Johanna Thomas-Corr

Dead poet’s society

To write her epic novel, she learned to speak Braid Scots; and after 600 pages we end up with a predictable thoog a poog

issue 25 February 2017

Alex Salmond, former first minister of Scotland, once claimed that he could always tell Scottish fiction from English. Novels, he said, reveal fundamental differences in the values of the Scots and the English.

I wonder then what he would make of Annalena McAfee’s book, Hame — about the most Scottish work of fiction that any English novelist could possibly write. So committed is the former Guardian journalist authentically to explore every aspect of life north of the Border that she learnt to speak Braid Scots — from Lallans to Doric dialects — and crafted poetry in them. Surely that makes her more Scottish than most born-and-bred Caledonians? For what drives Hame is this question of national identity and whether (like gender?) it is simply a construct.

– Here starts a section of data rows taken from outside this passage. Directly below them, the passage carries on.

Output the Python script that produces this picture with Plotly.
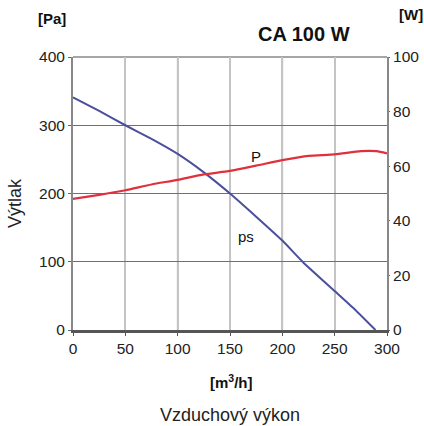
import plotly.graph_objects as go

# Air flow [m3/h] and static pressure ps [Pa]
ps_flow = [0, 25, 50, 75, 100, 125, 150, 175, 200, 220, 250, 270, 289]
ps_pa = [341, 321, 300, 280, 258, 231, 200, 166, 131, 99, 57, 29, 0]

# Air flow [m3/h] and power P [W]
p_flow = [0, 25, 50, 75, 100, 125, 150, 175, 200, 225, 250, 275, 290, 300]
p_w = [48, 49.5, 51.2, 53.3, 55, 57, 58.3, 60.2, 62.2, 63.8, 64.3, 65.5, 65.5, 64.7]

x_ticks = [0, 50, 100, 150, 200, 250, 300]
dark_grid_x = [100, 200]

FONT = "Arial, Liberation Sans, sans-serif"

fig = go.Figure()
fig.add_trace(go.Scatter(x=ps_flow, y=ps_pa, mode="lines", line=dict(color="#4b4f9c", width=2, shape="spline", smoothing=0.4),
                         hoverinfo="skip", showlegend=False))
fig.add_trace(go.Scatter(x=p_flow, y=p_w, mode="lines", yaxis="y2", line=dict(color="#e0303e", width=2.2, shape="spline", smoothing=0.6),
                         hoverinfo="skip", showlegend=False))

shapes = [dict(type="line", xref="x", yref="paper", x0=v, x1=v, y0=0, y1=1, layer="below",
               line=dict(color="#777777", width=1.5)) for v in dark_grid_x]
shapes.append(dict(type="line", xref="paper", yref="paper", x0=0, x1=1, y0=1, y1=1, layer="below",
                   line=dict(color="#888888", width=1.5)))

fig.update_layout(
    width=424, height=426,
    margin=dict(l=73, r=37, t=57, b=96, autoexpand=False),
    paper_bgcolor="white", plot_bgcolor="white",
    font=dict(family=FONT, size=15, color="#222222"),
    shapes=shapes,
    xaxis=dict(range=[0, 300], tickvals=x_ticks, showgrid=True, gridcolor="#c4c4c4", gridwidth=1.5,
               showline=True, linecolor="#555555", linewidth=2.5, ticks="outside", ticklen=3,
               tickcolor="#555555", zeroline=False, tickfont=dict(size=15.5)),
    yaxis=dict(range=[0, 400], dtick=100, showgrid=True, gridcolor="#707070", gridwidth=1,
               showline=True, linecolor="#888888", linewidth=2, ticks="outside", ticklen=3,
               tickcolor="#666666", zeroline=False, tickfont=dict(size=15.5)),
    yaxis2=dict(range=[0, 100], dtick=20, overlaying="y", side="right", showgrid=False,
                showline=True, linecolor="#888888", linewidth=2, ticks="outside", ticklen=1,
                tickcolor="#666666", zeroline=False, tickfont=dict(size=15.5)),
    annotations=[
        dict(text="<b>CA 100 W</b>", xref="paper", yref="paper", x=0.735, y=1.085, xanchor="center",
             yanchor="middle", showarrow=False, font=dict(size=20, color="#111111")),
        dict(text="<b>[Pa]</b>", xref="paper", yref="paper", x=-0.067, y=1.14, xanchor="center",
             yanchor="middle", showarrow=False, font=dict(size=15, color="#111111")),
        dict(text="<b>[W]</b>", xref="paper", yref="paper", x=1.075, y=1.155, xanchor="center",
             yanchor="middle", showarrow=False, font=dict(size=15, color="#111111")),
        dict(text="<b>[m<sup>3</sup>/h]</b>", xref="paper", yref="paper", x=0.505, y=-0.19,
             xanchor="center", yanchor="middle", showarrow=False, font=dict(size=15, color="#111111")),
        dict(text="Vzduchový výkon", xref="paper", yref="paper", x=0.5, y=-0.31,
             xanchor="center", yanchor="middle", showarrow=False, font=dict(size=18, color="#222222")),
        dict(text="Výtlak", xref="paper", yref="paper", x=-0.185, y=0.465, textangle=-90,
             xanchor="center", yanchor="middle", showarrow=False, font=dict(size=18, color="#222222")),
        dict(text="P", x=175, y=254, xref="x", yref="y", showarrow=False, font=dict(size=15, color="#111111")),
        dict(text="ps", x=165, y=137, xref="x", yref="y", showarrow=False, font=dict(size=15, color="#111111")),
    ],
)

fig.write_html("out.html", config={"displayModeBar": False},
               post_script="document.body.style.margin='0';document.body.style.overflow='hidden';")
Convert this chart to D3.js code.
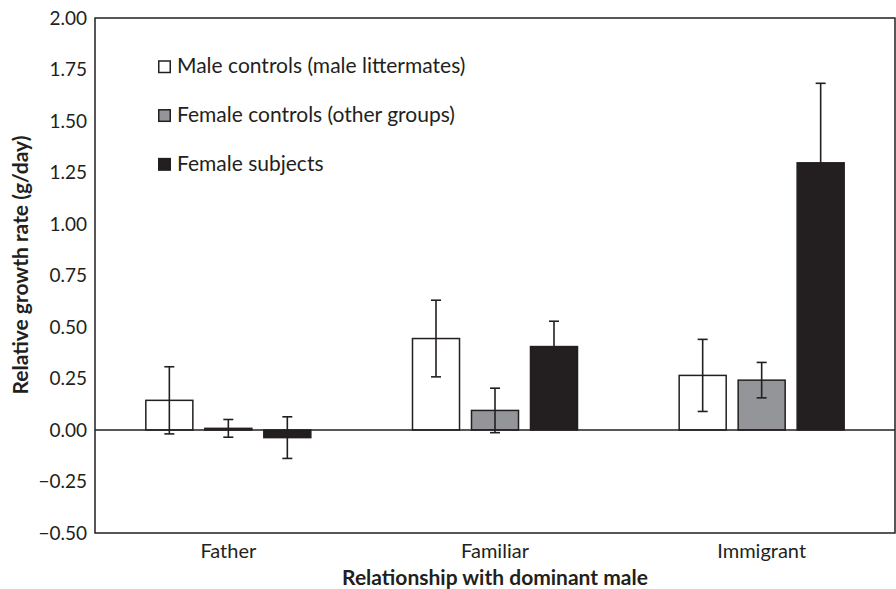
<!DOCTYPE html>
<html lang="en">
	<head>
		<meta charset="utf-8">
		<title>Relative growth rate</title>
		<style type="text/css">
			body { margin: 0; background: #fff; }
			text { font-family: Lato, "Open Sans", sans-serif; fill: #231f20; }
		</style>
	</head>
	<body>
		<script src="https://d3js.org/d3.v7.min.js"></script>
		<script>
			//Width and height
			var w = 896;
			var h = 589;
			var margin = { top: 18, right: 1, bottom: 56, left: 95 };

			var categories = ["Father", "Familiar", "Immigrant"];
			var series = ["Male controls (male littermates)", "Female controls (other groups)", "Female subjects"];
			var fills = ["#ffffff", "#939598", "#231f20"];

			//means and standard errors, one array per series
			var maleControls = [0.144, 0.444, 0.265];
			var maleControlsErr = [0.163, 0.186, 0.175];
			var femaleControls = [0.008, 0.095, 0.242];
			var femaleControlsErr = [0.043, 0.108, 0.086];
			var femaleSubjects = [-0.037, 0.405, 1.297];
			var femaleSubjectsErr = [0.101, 0.123, 0.386];

			var yTicks = [-0.5, -0.25, 0, 0.25, 0.5, 0.75, 1, 1.25, 1.5, 1.75, 2];

			var values = [maleControls, femaleControls, femaleSubjects];
			var errors = [maleControlsErr, femaleControlsErr, femaleSubjectsErr];

			var bars = [];
			categories.forEach(function(c, i) {
				series.forEach(function(s, j) {
					bars.push({ cat: c, s: j, v: values[j][i], e: errors[j][i] });
				});
			});

			var xScale = d3.scaleBand()
							.domain(categories)
							.range([margin.left, w - margin.right]);
			var groupW = 165;
			var xSub = d3.scaleBand()
							.domain(d3.range(series.length))
							.range([0, groupW])
							.paddingInner(0.203);
			var yScale = d3.scaleLinear()
							.domain([-0.5, 2])
							.range([h - margin.bottom, margin.top]);

			var svg = d3.select("body")
						.append("svg")
						.attr("width", w)
						.attr("height", h);

			function barX(d) {
				return xScale(d.cat) + (xScale.bandwidth() - groupW) / 2 + xSub(d.s);
			}

			//Bars
			svg.selectAll("rect.bar")
			   .data(bars)
			   .enter()
			   .append("rect")
			   .attr("class", "bar")
			   .attr("x", barX)
			   .attr("y", function(d) { return yScale(Math.max(0, d.v)); })
			   .attr("width", xSub.bandwidth())
			   .attr("height", function(d) { return Math.abs(yScale(d.v) - yScale(0)); })
			   .attr("fill", function(d) { return fills[d.s]; })
			   .attr("stroke", "#231f20")
			   .attr("stroke-width", 1.5);

			//Zero line
			svg.append("line")
			   .attr("x1", margin.left).attr("x2", w - margin.right)
			   .attr("y1", yScale(0)).attr("y2", yScale(0))
			   .attr("stroke", "#231f20")
			   .attr("stroke-width", 1.5);

			//Error bars
			var err = svg.selectAll("g.err")
			   .data(bars)
			   .enter()
			   .append("g")
			   .attr("class", "err")
			   .attr("stroke", "#231f20")
			   .attr("stroke-width", 1.6);
			err.append("line")
			   .attr("x1", function(d) { return barX(d) + xSub.bandwidth() / 2; })
			   .attr("x2", function(d) { return barX(d) + xSub.bandwidth() / 2; })
			   .attr("y1", function(d) { return yScale(d.v + d.e); })
			   .attr("y2", function(d) { return yScale(d.v - d.e); });
			[1, -1].forEach(function(sign) {
				err.append("line")
				   .attr("x1", function(d) { return barX(d) + xSub.bandwidth() / 2 - 5; })
				   .attr("x2", function(d) { return barX(d) + xSub.bandwidth() / 2 + 5; })
				   .attr("y1", function(d) { return yScale(d.v + sign * d.e); })
				   .attr("y2", function(d) { return yScale(d.v + sign * d.e); });
			});

			//Frame
			svg.append("rect")
			   .attr("x", margin.left)
			   .attr("y", margin.top)
			   .attr("width", w - margin.right - margin.left)
			   .attr("height", h - margin.bottom - margin.top)
			   .attr("fill", "none")
			   .attr("stroke", "#231f20")
			   .attr("stroke-width", 1.5);

			//Y axis labels
			var yAxis = d3.axisLeft(yScale)
						  .tickValues(yTicks)
						  .tickSize(0)
						  .tickPadding(8)
						  .tickFormat(function(d) { return d3.format(".2f")(d).replace("-", "\u2212"); });
			var gy = svg.append("g")
						.attr("transform", "translate(" + margin.left + ",0)")
						.call(yAxis);
			gy.select(".domain").remove();
			gy.selectAll("text")
			  .attr("font-family", "Lato")
			  .attr("font-size", "19px")
			  .attr("fill", "#231f20");

			//X axis labels
			var xAxis = d3.axisBottom(xScale).tickSize(0).tickPadding(11);
			var gx = svg.append("g")
						.attr("transform", "translate(0," + (h - margin.bottom) + ")")
						.call(xAxis);
			gx.select(".domain").remove();
			gx.selectAll("text")
			  .attr("font-family", "Lato")
			  .attr("font-size", "20px")
			  .attr("fill", "#231f20");

			//Axis titles
			svg.append("text")
			   .attr("x", (margin.left + w - margin.right) / 2)
			   .attr("y", 585)
			   .attr("text-anchor", "middle")
			   .attr("font-size", "21px")
			   .attr("font-weight", "bold")
			   .text("Relationship with dominant male");
			svg.append("text")
			   .attr("transform", "translate(28,265) rotate(-90)")
			   .attr("text-anchor", "middle")
			   .attr("font-size", "21px")
			   .attr("font-weight", "bold")
			   .text("Relative growth rate (g/day)");

			//Legend
			var legend = svg.selectAll("g.legend")
			   .data(series)
			   .enter()
			   .append("g")
			   .attr("class", "legend")
			   .attr("transform", function(d, i) { return "translate(158," + (73 + i * 48.8) + ")"; });
			legend.append("rect")
			   .attr("x", 0.75).attr("y", -12)
			   .attr("width", 11.5).attr("height", 11.5)
			   .attr("fill", function(d, i) { return fills[i]; })
			   .attr("stroke", "#231f20")
			   .attr("stroke-width", 1.5);
			legend.append("text")
			   .attr("x", 19)
			   .attr("y", 0)
			   .attr("font-size", "21px")
			   .text(function(d) { return d; });
		</script>
	</body>
</html>
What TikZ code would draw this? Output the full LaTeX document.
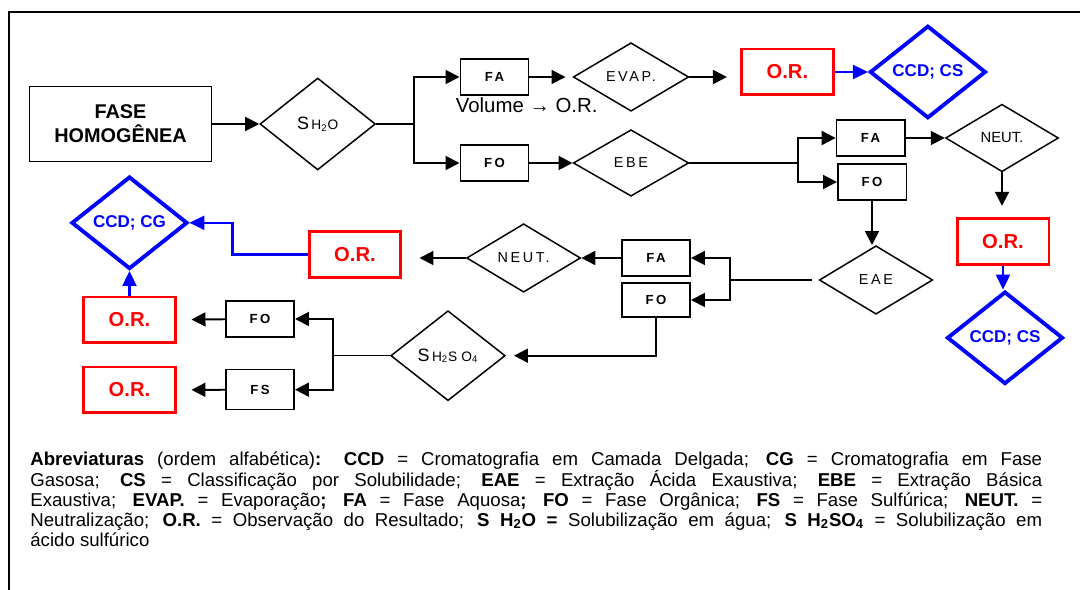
\documentclass[tikz,border=0pt]{standalone}
\usepackage{fontspec}
\setmainfont{Liberation Sans}
\newfontfamily\spacedfont[LetterSpace=18]{Liberation Sans}
\newfontfamily\widefont[LetterSpace=30]{Liberation Sans}
\usetikzlibrary{shapes.geometric,arrows.meta}
\definecolor{ORRed}{HTML}{FF0000}
\definecolor{CCDBlue}{HTML}{0000FF}
\tikzset{
  bigbx/.style={draw,line width=0.85pt,minimum width=3.65cm,minimum height=1.51cm,
    inner sep=0pt,align=center,font=\bfseries\fontsize{11.3}{13.6}\selectfont},
  bx/.style={draw,line width=0.85pt,minimum width=1.37cm,minimum height=0.72cm,
    inner sep=0pt,font=\spacedfont\bfseries\fontsize{7.5}{9}\selectfont},
  orbx/.style={draw=ORRed,line width=1.7pt,text=ORRed,minimum width=1.84cm,
    minimum height=0.92cm,inner sep=0pt,font=\bfseries\fontsize{11.5}{13}\selectfont},
  dm/.style={diamond,draw,line width=0.85pt,inner sep=0pt,
    font=\spacedfont\fontsize{8.2}{10}\selectfont},
  dmb/.style={diamond,draw=CCDBlue,line width=2.2pt,text=CCDBlue,inner sep=0pt,
    minimum width=2.32cm,minimum height=1.85cm,font=\bfseries\fontsize{9.7}{11}\selectfont},
  flow/.style={-{Triangle[length=2.8mm,width=2.8mm]},line width=1.1pt},
  bflow/.style={-{Triangle[length=3mm,width=2.8mm]},draw=CCDBlue,line width=1.2pt},
  ln/.style={line width=0.7pt},
  lbl/.style={inner sep=0pt,font=\fontsize{11.6}{13}\selectfont},
  leg/.style={anchor=base west,inner sep=0pt,text width=20.24cm,align=justify,
    font=\fontsize{10.6}{11.4}\selectfont},
}
\newcommand{\solub}[1]{{\fontsize{10.2}{11}\selectfont S}\,{\widefont\fontsize{7.8}{9}\selectfont #1}}

\begin{document}
\begin{tikzpicture}[x=0.02cm,y=-0.02cm]
\useasboundingbox (0,0) rectangle (1080,590);
\draw[line width=1.1pt] (8.6,590) -- (8.6,12.3) -- (1080,12.3);

\node[bigbx] (fase) at (120.5,124) {FASE\\HOMOGÊNEA};
\node[dm,minimum width=2.31cm,minimum height=1.84cm] (sh2o) at (317.7,124)
  {\solub{H\textsubscript{2}O}};
\coordinate (jA) at (414.3,124);
\node[bx] (faA) at (494.5,77) {FA};
\node[bx] (foA) at (494.5,163) {FO};
\node[lbl] (vol) at (526.7,105) {Volume → O.R.};
\node[dm,minimum width=2.31cm,minimum height=1.37cm] (evap) at (631,77) {EVAP.};
\node[orbx] (orA) at (787.4,72) {O.R.};
\node[dmb] (ccdA) at (927.9,72) {CCD; CS};
\node[dm,minimum width=2.31cm,minimum height=1.33cm] (ebe) at (631,163) {EBE};
\coordinate (jB) at (797.6,163);
\node[bx] (faB) at (870.6,138) {FA};
\node[bx] (foB) at (872,182) {FO};
\node[dm,font=\fontsize{8.4}{10}\selectfont,minimum width=2.26cm,minimum height=1.35cm]
  (neutA) at (1002,138) {NEUT.};
\node[orbx] (orB) at (1003,241.3) {O.R.};
\node[dmb] (ccdB) at (1005,337.8) {CCD; CS};
\node[dm,minimum width=2.27cm,minimum height=1.37cm] (eae) at (876,280) {EAE};
\coordinate (jC) at (730.4,280);
\node[bx] (faC) at (656,258) {FA};
\node[bx,minimum height=0.68cm] (foC) at (656,300) {FO};
\node[dm,minimum width=2.28cm,minimum height=1.37cm] (neutB) at (523.6,258) {NEUT.};
\node[orbx] (orC) at (355,254.5) {O.R.};
\node[dmb] (ccdC) at (129.5,222.8) {CCD; CG};
\node[orbx] (orD) at (129.5,320) {O.R.};
\node[bx] (foD) at (260,319) {FO};
\node[bx,minimum height=0.8cm] (fsD) at (260,389.7) {FS};
\node[orbx] (orE) at (129.5,390) {O.R.};
\node[dm,minimum width=2.29cm,minimum height=1.8cm] (sso) at (448,355.7)
  {\solub{H\textsubscript{2}SO\textsubscript{4}}};
\coordinate (jD) at (333.3,355.7);

\draw[flow] (fase) -- (sh2o);
\draw[ln] (sh2o.east) -- (jA);
\draw[flow] (jA) |- (faA.west);
\draw[flow] (jA) |- (foA.west);
\draw[flow,shorten >=1.4mm] (faA) -- (evap);
\draw[flow,shorten >=2.6mm] (evap.east) -- (evap.east -| orA.west);
\draw[bflow] (orA) -- (ccdA);
\draw[flow] (foA) -- (ebe);
\draw[ln] (ebe.east) -- (jB);
\draw[flow] (jB) |- (faB.west);
\draw[flow] (jB) |- (foB.west);
\draw[flow] (faB) -- (neutA);
\draw[flow,shorten >=2.2mm] (neutA.south) -- (neutA.south |- orB.north);
\draw[bflow] (orB.south) -- (orB.south |- ccdB.north);
\draw[flow] (foB.south) -- (foB.south |- eae.north);
\draw[ln,shorten <=1.4mm] (eae.west) -- (jC);
\draw[flow] (jC) |- (faC.east);
\draw[flow] (jC) |- (foC.east);
\draw[flow] (faC) -- (neutB);
\draw[flow,shorten >=3.4mm] (neutB.west) -- (neutB.west -| orC.east);
\draw[bflow] (orC.west) -- ++(-75,0) |- (ccdC.east);
\draw[bflow] (orD) -- (ccdC);
\draw[flow,shorten >=1.6mm] (foC.south) |- (sso.east);
\draw[ln] (sso.west) -- (jD);
\draw[flow] (jD) |- (foD.east);
\draw[flow] (jD) |- (fsD.east);
\draw[flow,shorten >=2.9mm] (foD) -- (orD);
\draw[flow,shorten >=2.9mm] (fsD) -- (orE);

\node[leg] (abrev) at (30,466)
  {\textbf{Abreviaturas} (ordem alfabética)\textbf{:} \textbf{CCD} = Cromatografia em
   Camada Delgada; \textbf{CG} = Cromatografia em Fase\linebreak
   Gasosa; \textbf{CS} = Classificação por Solubilidade; \textbf{EAE} = Extração Ácida
   Exaustiva; \textbf{EBE} = Extração Básica\linebreak
   Exaustiva; \textbf{EVAP.} = Evaporação\textbf{;} \textbf{FA} = Fase Aquosa\textbf{;}
   \textbf{FO} = Fase Orgânica; \textbf{FS} = Fase Sulfúrica; \textbf{NEUT.} =\linebreak
   Neutralização; \textbf{O.R.} = Observação do Resultado; \textbf{S H\textsubscript{2}O =}
   Solubilização em água; \textbf{S H\textsubscript{2}SO\textsubscript{4}} = Solubilização
   em\linebreak
   ácido sulfúrico};
\end{tikzpicture}
\end{document}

The story focuses on an academic, Mhairi McPhail, who leaves behind her hipster life in New York to move with her young daughter to the remote fictional Hebridean island of Fascaray, where she’s agreed to write the biography of its most celebrated resident: a crotchety, English-hating writer named Grigor McWatt.

As she sorts through his letters and somewhat humourless compendium of island life, Mhairi questions her own motives for ‘serving as handmaiden to a dead poet’ (a composite of various mid-century Scots poets such as George Mackay Brown and Hugh MacDiarmid). McWatt also leaves an archive of newspaper columns in which he ‘maned’ (moaned) about everything from the golf-course-ification of the island to young people chosing American pop culture over ceilidhs. All ‘whumgee’ (frivolous) forms of entertainment appalled him anyway; his own passions were poetry and Scottish nationalism, which he pursued by translating the likes of Donne, Byron, Blake and Larkin into a language dismissed by one critic as ‘a sort of Woolworths Pick’ n’ Mix assortment of half-remembered barely spoken words from innumerable incompatible dialects across Scotland’.